Admissibility of a Pediatrician’s Opinion In Child Abuse Cases

In State v. Butler, 256 Ga. 448 (349 S.E.2d 684) (1986), our Supreme Court established a very broad view regarding the admissibility of a pediatrician's opinion that a child had actually been abused based on a physical examination and medical history.

In that case, the Supreme Court held:

The expert's opinion that the child had been sexually abused was based on her physical examination of the child as well as on the history related to her by the child.

This opinion was admissible under the rule that medical opinions concerning a patient's physical condition are admissible in evidence even when they are based in part on the physical history elicited from the patient.. . .

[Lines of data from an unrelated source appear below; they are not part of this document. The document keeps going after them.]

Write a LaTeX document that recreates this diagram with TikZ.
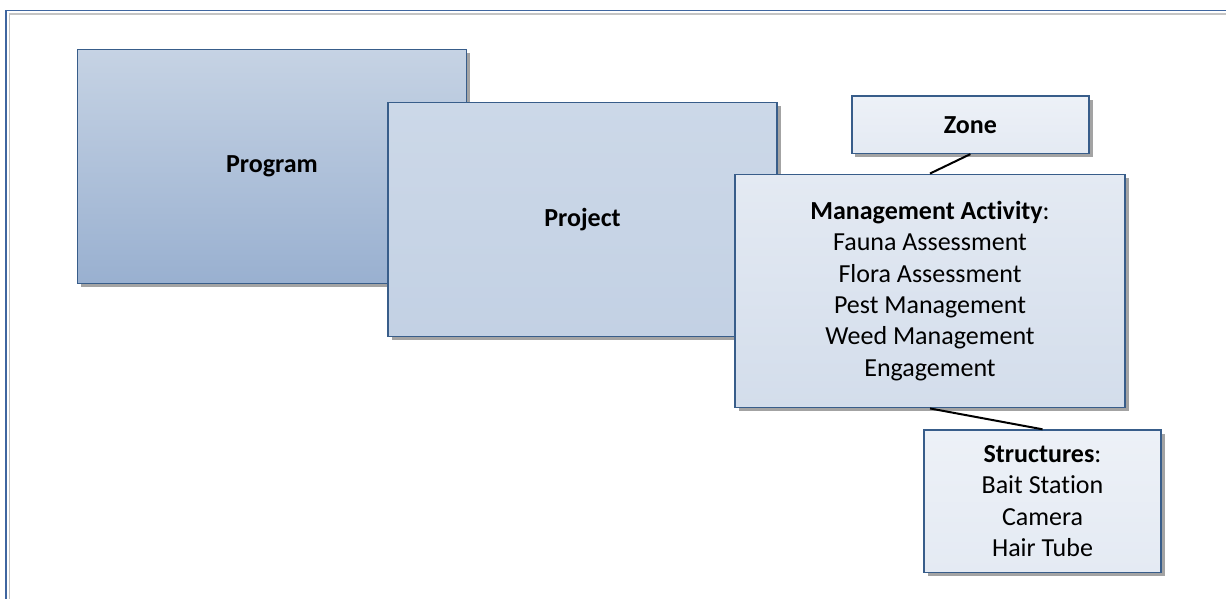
\documentclass[tikz,border=0pt]{standalone}
\usepackage{fontspec}
\setmainfont{Carlito}[Ligatures=NoCommon]
\usetikzlibrary{shadows}
\definecolor{boxline}{HTML}{385D8A}
\definecolor{frameblue}{HTML}{3F66A0}
\definecolor{framegray}{HTML}{C4C4C4}
\definecolor{shadowgray}{HTML}{A3A3A3}
\definecolor{progtop}{HTML}{C6D3E4}
\definecolor{progbot}{HTML}{99B0D0}
\definecolor{projtop}{HTML}{CCD8E8}
\definecolor{projbot}{HTML}{C3D1E4}
\definecolor{matop}{HTML}{E4EAF3}
\definecolor{mabot}{HTML}{D3DDEB}
\definecolor{lighttop}{HTML}{EDF1F7}
\definecolor{lightbot}{HTML}{E4EAF3}
\tikzset{
  card/.style={draw=boxline, line width=1.5pt, rectangle, inner sep=0pt,
    align=center, shading=axis, shading angle=0,
    drop shadow={shadow xshift=3.5pt, shadow yshift=-3.5pt, fill=shadowgray, opacity=1},
    font=\fontsize{26}{31.3}\selectfont},
  link/.style={draw=black, line width=2pt}
}
\begin{document}
\begin{tikzpicture}[x=1pt,y=-1pt]
\useasboundingbox (0,0) rectangle (1226,599);
% outer frame
\draw[framegray, line width=1.6pt] (9.3,600) -- (9.3,14.3) -- (1227,14.3);
\draw[frameblue, line width=1.6pt] (5.7,600) -- (5.7,10.7) -- (1227,10.7);
% boxes
\node[card, top color=progtop, bottom color=progbot, minimum width=389pt, minimum height=234pt]
  (prog) at (272,166.3) {\textbf{Program}};
\node[card, top color=projtop, bottom color=projbot, minimum width=389pt, minimum height=234pt]
  (proj) at (582.5,219.7) {\textbf{Project}};
\node[card, top color=lighttop, bottom color=lightbot, minimum width=237.3pt, minimum height=57.3pt]
  (zone) at (970.4,124.7) {\textbf{Zone}};
\node[card, top color=matop, bottom color=mabot, minimum width=390pt, minimum height=233.4pt]
  (ma) at (930,291) {\textbf{Management Activity}:\\Fauna Assessment\\Flora Assessment\\Pest Management\\Weed Management\\Engagement};
\node[card, top color=lighttop, bottom color=lightbot, minimum width=237pt, minimum height=142.3pt]
  (struct) at (1042.5,501.2) {\textbf{Structures}:\\Bait Station\\Camera\\Hair Tube};
% connectors
\draw[link] (zone.south) -- (ma.north);
\draw[link] (ma.south) -- (struct.north);
\end{tikzpicture}
\end{document}
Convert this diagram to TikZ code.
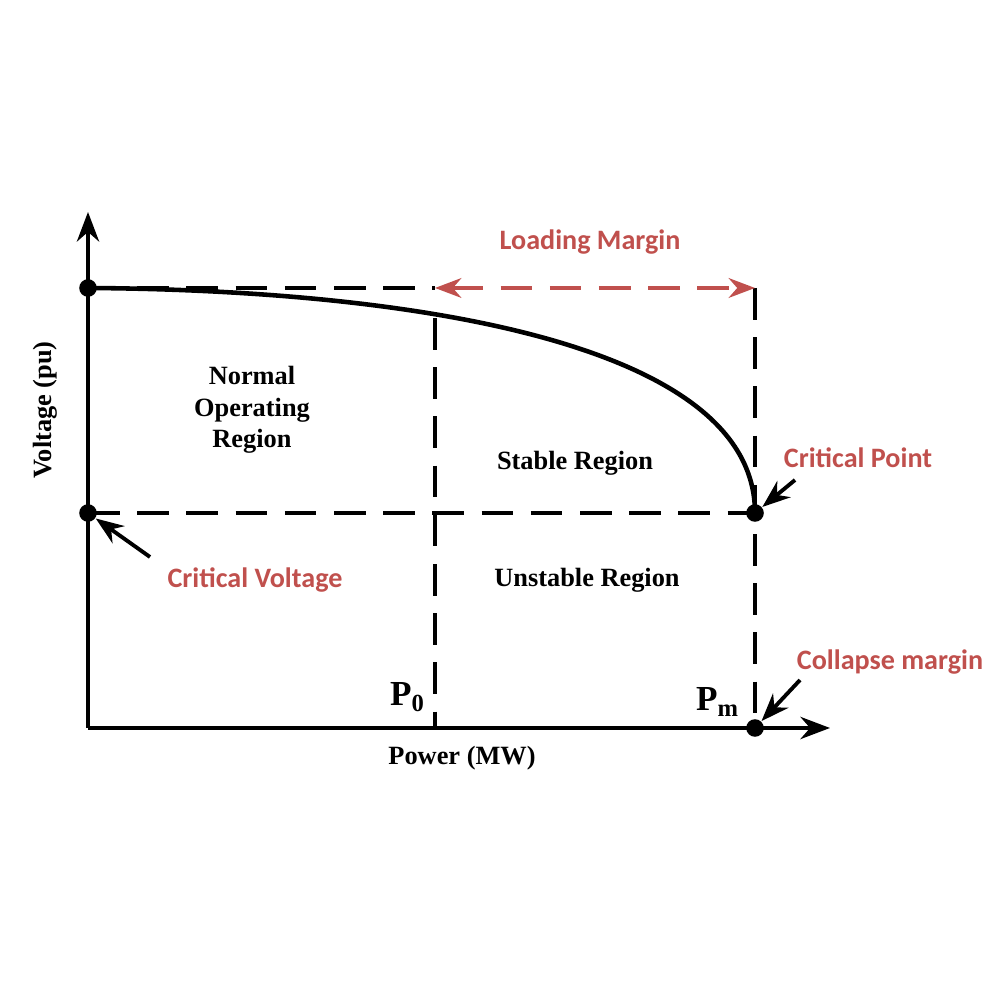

There is no question that the expert was competent as an expert -- a pediatrician with expertise in child molestation.

Nor is there any question that her conclusion that the child had been molested was one which the jurors would not ordinarily be able to draw for themselves.

Thus, the expert's opinion was admissible . . . , and the fact that her testimony indirectly, though necessarily, involved the child's credibility does not render it inadmissible. Id. at 449-450.

Subsequent to this decision, the Court followed suit, finding in a number of cases that a pediatrician could opine, based on a physical examination of the victim, that an act of molestation actually occurred, as long as the expert did not also specifically name the defendant as the perpetrator.

See:

     Strickland v. State, 212 Ga. App. 170, 173 (4) (441 S.E.2d 494) (1994);

     Karvonen v. State, 205 Ga. App. 852, 853 (2) (424 S.E.2d 47) (1992);

     Johnson v. State, 186 Ga. App. 77, 78 (366 S.E.2d 409) (1988).